• _Work to be completed_
Only the lines from the one containing "Generate a Python" through the one containing "ax = fig.add_axes([186" belong in the answer; copy them exactly and leave out pictures.
* Begin Stored data *
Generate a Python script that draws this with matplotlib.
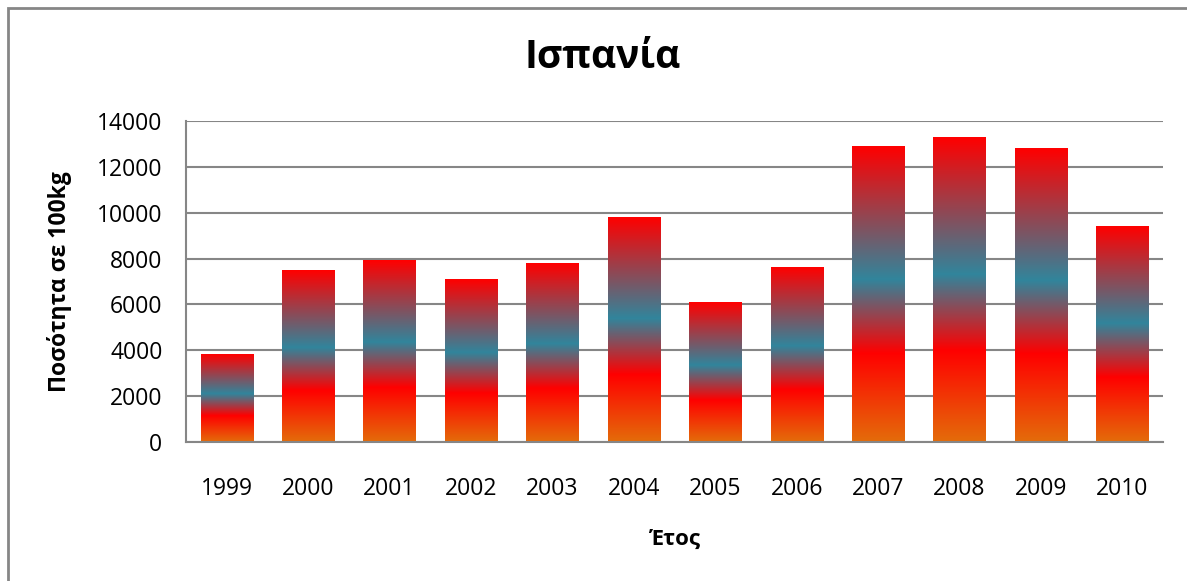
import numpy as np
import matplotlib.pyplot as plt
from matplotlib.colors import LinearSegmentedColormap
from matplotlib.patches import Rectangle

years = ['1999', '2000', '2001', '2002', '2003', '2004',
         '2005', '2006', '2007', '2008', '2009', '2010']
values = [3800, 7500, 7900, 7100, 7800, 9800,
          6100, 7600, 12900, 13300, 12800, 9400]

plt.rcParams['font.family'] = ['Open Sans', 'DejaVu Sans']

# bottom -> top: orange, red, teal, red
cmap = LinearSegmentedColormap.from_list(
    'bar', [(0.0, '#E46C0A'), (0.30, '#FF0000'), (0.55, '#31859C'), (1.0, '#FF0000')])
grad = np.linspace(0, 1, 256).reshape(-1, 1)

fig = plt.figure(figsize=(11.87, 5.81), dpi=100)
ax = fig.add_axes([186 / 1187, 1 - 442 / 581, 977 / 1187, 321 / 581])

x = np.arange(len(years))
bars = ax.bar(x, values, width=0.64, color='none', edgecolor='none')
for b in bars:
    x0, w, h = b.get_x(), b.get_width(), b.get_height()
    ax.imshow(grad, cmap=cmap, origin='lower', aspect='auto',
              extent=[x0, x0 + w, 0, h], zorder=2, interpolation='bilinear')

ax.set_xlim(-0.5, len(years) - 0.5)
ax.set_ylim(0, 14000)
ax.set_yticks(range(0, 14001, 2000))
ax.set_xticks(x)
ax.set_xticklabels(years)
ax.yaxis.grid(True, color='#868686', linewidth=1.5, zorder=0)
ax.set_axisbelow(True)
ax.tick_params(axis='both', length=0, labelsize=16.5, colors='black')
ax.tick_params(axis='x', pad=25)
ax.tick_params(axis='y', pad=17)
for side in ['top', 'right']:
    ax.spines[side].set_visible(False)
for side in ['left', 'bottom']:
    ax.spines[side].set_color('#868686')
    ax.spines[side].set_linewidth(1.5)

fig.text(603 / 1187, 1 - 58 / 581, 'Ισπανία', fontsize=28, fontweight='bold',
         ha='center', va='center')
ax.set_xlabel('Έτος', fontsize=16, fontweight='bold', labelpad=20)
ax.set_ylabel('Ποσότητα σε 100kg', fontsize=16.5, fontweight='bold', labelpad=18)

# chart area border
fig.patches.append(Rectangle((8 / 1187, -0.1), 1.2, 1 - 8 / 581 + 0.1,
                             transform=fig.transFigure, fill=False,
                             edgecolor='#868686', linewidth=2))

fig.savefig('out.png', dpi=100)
* End Stored data *
* Begin Stored data *
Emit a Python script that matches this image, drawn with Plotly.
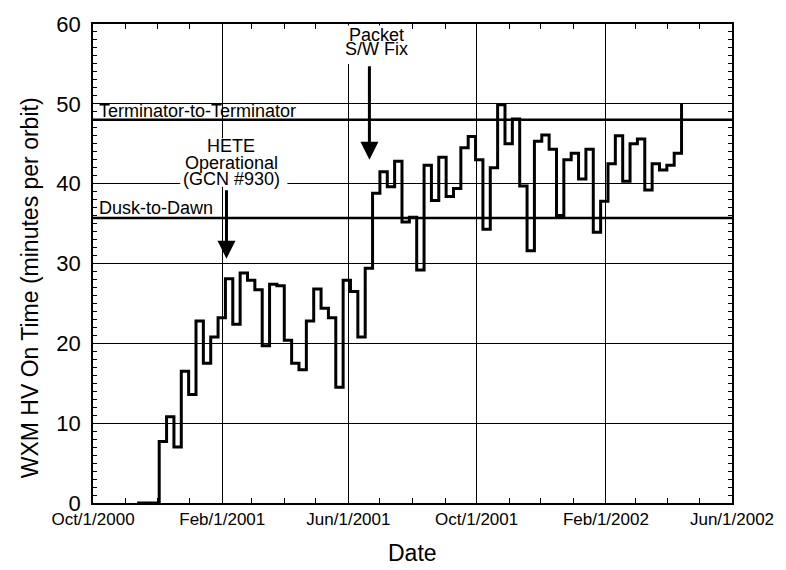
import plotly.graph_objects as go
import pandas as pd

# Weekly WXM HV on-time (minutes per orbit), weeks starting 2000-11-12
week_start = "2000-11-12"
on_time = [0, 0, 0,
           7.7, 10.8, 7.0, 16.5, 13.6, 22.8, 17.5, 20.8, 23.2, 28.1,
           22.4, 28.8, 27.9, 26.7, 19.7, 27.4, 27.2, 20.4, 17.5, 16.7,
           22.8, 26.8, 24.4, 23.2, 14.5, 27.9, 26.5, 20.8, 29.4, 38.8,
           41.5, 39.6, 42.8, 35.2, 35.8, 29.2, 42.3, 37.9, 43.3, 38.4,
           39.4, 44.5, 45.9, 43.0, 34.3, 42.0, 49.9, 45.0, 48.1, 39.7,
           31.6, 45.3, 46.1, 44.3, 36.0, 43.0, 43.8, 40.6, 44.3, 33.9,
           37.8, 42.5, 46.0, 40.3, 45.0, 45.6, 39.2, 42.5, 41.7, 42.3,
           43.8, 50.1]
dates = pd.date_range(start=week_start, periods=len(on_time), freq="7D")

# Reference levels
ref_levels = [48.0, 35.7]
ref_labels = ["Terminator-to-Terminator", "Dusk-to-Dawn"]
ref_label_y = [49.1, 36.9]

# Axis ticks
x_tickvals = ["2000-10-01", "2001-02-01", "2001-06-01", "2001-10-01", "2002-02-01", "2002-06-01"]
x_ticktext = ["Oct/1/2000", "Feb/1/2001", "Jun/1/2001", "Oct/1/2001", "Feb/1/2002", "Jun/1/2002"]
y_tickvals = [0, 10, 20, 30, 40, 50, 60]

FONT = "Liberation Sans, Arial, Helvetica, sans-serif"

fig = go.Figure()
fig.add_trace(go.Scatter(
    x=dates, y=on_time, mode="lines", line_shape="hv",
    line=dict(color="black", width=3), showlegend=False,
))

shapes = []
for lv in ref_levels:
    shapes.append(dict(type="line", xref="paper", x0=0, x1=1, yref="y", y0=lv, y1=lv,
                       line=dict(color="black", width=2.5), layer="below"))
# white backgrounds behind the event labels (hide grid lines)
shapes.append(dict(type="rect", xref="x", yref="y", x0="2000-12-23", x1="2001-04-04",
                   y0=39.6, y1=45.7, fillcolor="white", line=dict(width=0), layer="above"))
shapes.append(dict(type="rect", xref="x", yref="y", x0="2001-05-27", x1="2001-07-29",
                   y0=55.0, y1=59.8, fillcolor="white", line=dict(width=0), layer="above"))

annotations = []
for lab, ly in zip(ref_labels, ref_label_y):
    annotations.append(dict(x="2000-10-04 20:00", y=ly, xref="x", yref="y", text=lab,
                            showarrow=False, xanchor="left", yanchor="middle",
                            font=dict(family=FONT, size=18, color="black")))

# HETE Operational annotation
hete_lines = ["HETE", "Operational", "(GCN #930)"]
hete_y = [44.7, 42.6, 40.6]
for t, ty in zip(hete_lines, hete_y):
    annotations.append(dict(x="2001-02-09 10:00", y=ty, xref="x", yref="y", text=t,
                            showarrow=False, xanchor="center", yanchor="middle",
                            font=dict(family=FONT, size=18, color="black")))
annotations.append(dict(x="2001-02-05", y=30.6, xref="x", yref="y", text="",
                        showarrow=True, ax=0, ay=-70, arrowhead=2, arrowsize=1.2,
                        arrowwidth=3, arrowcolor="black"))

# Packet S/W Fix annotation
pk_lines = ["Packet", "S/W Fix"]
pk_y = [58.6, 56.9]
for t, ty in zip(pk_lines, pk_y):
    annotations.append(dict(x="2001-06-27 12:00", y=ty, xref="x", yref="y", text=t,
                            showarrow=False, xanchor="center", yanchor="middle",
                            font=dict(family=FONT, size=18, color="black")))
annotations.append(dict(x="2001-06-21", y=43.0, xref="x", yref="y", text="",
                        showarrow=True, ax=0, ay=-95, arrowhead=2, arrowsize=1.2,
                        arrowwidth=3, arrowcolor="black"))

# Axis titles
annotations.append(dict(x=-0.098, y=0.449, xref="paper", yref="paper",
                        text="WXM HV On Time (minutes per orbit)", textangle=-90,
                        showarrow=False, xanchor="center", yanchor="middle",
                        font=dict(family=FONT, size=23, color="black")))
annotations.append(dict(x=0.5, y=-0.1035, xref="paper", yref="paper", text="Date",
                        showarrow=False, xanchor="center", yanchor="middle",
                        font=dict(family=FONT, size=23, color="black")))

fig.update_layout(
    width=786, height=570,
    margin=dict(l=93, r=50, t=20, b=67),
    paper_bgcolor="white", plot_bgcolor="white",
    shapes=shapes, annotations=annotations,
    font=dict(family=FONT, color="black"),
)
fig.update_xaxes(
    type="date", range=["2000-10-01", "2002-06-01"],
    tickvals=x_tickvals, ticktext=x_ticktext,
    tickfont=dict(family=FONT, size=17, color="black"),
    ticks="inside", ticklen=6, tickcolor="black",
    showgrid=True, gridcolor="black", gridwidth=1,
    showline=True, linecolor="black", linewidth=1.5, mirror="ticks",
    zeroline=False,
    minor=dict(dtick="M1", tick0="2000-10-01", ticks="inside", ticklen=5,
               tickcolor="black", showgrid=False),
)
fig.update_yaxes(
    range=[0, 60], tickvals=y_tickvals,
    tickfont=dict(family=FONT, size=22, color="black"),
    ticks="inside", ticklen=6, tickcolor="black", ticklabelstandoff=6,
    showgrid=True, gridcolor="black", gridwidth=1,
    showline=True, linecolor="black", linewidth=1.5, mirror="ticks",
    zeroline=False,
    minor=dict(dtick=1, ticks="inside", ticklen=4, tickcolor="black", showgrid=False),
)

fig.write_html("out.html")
* End Stored data *
* Begin Stored data *
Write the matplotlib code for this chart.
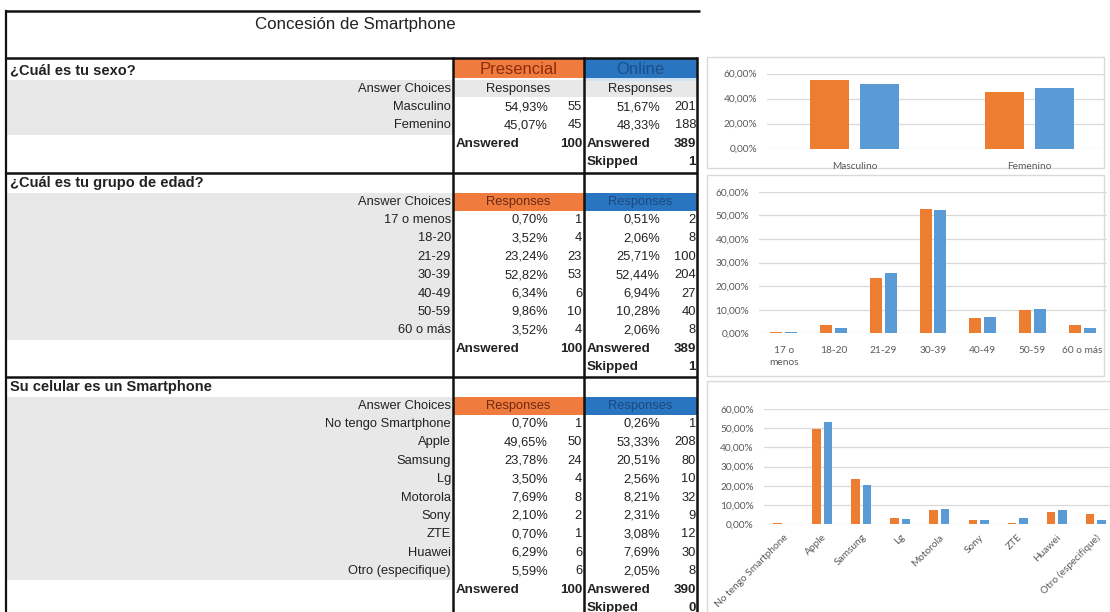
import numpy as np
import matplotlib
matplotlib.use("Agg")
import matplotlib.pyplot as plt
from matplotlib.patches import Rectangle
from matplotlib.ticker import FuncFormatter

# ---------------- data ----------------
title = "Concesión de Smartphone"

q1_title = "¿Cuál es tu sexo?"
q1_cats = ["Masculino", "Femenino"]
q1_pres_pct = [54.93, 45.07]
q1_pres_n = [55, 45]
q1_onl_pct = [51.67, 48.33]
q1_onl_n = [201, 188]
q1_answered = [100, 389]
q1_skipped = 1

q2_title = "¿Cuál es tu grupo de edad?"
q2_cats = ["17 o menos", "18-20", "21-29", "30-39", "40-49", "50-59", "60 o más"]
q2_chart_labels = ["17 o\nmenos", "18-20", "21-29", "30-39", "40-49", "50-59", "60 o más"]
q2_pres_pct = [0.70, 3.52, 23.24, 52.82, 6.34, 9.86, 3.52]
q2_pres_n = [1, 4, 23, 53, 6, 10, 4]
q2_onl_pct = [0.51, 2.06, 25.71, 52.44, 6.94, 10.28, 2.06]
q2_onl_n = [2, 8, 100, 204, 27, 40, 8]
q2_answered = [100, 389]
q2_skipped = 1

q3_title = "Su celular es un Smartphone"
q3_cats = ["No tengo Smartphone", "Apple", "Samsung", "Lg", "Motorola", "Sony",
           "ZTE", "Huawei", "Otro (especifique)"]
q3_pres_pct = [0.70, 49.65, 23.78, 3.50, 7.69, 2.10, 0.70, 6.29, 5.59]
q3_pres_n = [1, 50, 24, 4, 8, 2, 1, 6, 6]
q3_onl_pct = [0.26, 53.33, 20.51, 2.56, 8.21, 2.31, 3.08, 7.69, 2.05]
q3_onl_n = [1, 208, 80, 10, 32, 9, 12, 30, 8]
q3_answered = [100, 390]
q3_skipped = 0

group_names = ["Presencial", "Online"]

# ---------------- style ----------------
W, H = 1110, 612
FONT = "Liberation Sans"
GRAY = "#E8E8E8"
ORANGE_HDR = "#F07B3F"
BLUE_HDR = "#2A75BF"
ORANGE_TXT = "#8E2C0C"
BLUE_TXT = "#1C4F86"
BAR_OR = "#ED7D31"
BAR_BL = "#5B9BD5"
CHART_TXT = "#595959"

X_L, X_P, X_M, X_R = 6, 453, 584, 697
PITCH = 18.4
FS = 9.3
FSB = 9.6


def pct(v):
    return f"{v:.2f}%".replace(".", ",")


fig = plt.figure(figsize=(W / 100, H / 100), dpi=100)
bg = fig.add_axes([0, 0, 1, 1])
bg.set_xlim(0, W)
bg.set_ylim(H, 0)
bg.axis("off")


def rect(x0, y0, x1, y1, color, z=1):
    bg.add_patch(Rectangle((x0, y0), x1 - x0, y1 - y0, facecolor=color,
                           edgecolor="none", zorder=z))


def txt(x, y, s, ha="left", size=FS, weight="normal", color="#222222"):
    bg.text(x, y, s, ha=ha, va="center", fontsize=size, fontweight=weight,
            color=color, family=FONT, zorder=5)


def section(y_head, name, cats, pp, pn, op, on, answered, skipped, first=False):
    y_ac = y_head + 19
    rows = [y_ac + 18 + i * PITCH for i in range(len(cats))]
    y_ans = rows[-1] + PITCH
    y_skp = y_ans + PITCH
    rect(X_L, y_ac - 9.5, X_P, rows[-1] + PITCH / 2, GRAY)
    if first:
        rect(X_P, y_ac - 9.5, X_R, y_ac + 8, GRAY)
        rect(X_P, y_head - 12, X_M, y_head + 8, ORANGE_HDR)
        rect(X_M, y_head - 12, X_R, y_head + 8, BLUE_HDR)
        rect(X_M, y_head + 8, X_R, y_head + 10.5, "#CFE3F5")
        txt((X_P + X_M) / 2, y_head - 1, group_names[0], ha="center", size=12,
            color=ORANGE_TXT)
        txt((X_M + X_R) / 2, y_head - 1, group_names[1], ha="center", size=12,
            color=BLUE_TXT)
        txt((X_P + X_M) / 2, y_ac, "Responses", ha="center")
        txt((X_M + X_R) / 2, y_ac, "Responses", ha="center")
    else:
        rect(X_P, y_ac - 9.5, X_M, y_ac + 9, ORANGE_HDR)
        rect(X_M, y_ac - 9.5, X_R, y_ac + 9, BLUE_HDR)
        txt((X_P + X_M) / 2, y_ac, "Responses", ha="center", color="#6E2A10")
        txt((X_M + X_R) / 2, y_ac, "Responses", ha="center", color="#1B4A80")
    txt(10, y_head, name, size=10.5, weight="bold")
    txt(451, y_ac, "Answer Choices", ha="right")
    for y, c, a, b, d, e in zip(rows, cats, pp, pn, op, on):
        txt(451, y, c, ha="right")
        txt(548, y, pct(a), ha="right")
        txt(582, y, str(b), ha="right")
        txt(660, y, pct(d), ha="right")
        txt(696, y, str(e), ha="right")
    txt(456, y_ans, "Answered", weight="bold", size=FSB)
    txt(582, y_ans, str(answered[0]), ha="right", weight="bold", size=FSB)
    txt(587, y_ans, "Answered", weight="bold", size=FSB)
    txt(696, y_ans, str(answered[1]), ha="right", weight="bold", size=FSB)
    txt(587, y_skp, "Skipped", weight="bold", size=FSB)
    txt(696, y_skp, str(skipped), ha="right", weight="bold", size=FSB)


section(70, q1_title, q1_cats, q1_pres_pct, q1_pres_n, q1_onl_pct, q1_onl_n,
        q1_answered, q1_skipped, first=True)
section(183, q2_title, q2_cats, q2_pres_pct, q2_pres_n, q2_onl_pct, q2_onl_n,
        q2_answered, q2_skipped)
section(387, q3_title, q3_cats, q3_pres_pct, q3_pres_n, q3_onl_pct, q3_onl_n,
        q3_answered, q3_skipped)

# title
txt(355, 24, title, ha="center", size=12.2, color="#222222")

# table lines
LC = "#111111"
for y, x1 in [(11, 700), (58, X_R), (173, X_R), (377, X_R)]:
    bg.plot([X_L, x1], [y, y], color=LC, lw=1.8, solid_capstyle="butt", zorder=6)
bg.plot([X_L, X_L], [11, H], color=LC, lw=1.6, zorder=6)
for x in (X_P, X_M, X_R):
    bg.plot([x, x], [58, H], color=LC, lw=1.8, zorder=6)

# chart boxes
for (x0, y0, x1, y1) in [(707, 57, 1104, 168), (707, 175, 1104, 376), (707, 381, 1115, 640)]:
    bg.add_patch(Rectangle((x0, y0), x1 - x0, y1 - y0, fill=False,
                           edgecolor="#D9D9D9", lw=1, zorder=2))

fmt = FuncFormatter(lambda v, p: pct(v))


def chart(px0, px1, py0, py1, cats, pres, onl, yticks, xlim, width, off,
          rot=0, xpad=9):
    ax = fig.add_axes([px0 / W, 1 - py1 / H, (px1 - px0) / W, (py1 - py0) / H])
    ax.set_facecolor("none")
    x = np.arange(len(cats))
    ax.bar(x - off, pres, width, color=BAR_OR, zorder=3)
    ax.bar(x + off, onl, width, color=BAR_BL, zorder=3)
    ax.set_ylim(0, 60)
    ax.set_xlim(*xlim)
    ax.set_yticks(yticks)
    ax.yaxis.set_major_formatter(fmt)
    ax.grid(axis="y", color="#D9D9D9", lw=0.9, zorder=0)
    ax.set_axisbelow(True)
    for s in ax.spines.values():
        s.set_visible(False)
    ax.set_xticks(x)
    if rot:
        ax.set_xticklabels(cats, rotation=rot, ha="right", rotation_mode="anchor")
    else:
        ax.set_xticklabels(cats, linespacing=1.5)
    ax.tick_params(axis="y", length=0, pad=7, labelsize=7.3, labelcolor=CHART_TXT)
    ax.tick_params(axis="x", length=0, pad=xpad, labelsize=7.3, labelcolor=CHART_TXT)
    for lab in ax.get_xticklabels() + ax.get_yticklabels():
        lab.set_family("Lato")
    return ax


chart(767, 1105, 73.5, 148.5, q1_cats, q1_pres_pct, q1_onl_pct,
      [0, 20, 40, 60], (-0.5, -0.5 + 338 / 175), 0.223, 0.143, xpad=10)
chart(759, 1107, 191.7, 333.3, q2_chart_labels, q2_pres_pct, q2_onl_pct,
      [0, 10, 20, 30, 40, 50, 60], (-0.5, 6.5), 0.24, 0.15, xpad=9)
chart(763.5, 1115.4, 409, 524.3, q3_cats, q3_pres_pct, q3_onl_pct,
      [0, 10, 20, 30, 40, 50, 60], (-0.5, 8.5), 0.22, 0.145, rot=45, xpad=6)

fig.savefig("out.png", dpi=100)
* End Stored data *
• _Answer to the task_
Generate a Python script that draws this with matplotlib.
import numpy as np
import matplotlib.pyplot as plt
from matplotlib.colors import LinearSegmentedColormap
from matplotlib.patches import Rectangle

years = ['1999', '2000', '2001', '2002', '2003', '2004',
         '2005', '2006', '2007', '2008', '2009', '2010']
values = [3800, 7500, 7900, 7100, 7800, 9800,
          6100, 7600, 12900, 13300, 12800, 9400]

plt.rcParams['font.family'] = ['Open Sans', 'DejaVu Sans']

# bottom -> top: orange, red, teal, red
cmap = LinearSegmentedColormap.from_list(
    'bar', [(0.0, '#E46C0A'), (0.30, '#FF0000'), (0.55, '#31859C'), (1.0, '#FF0000')])
grad = np.linspace(0, 1, 256).reshape(-1, 1)

fig = plt.figure(figsize=(11.87, 5.81), dpi=100)
ax = fig.add_axes([186 / 1187, 1 - 442 / 581, 977 / 1187, 321 / 581])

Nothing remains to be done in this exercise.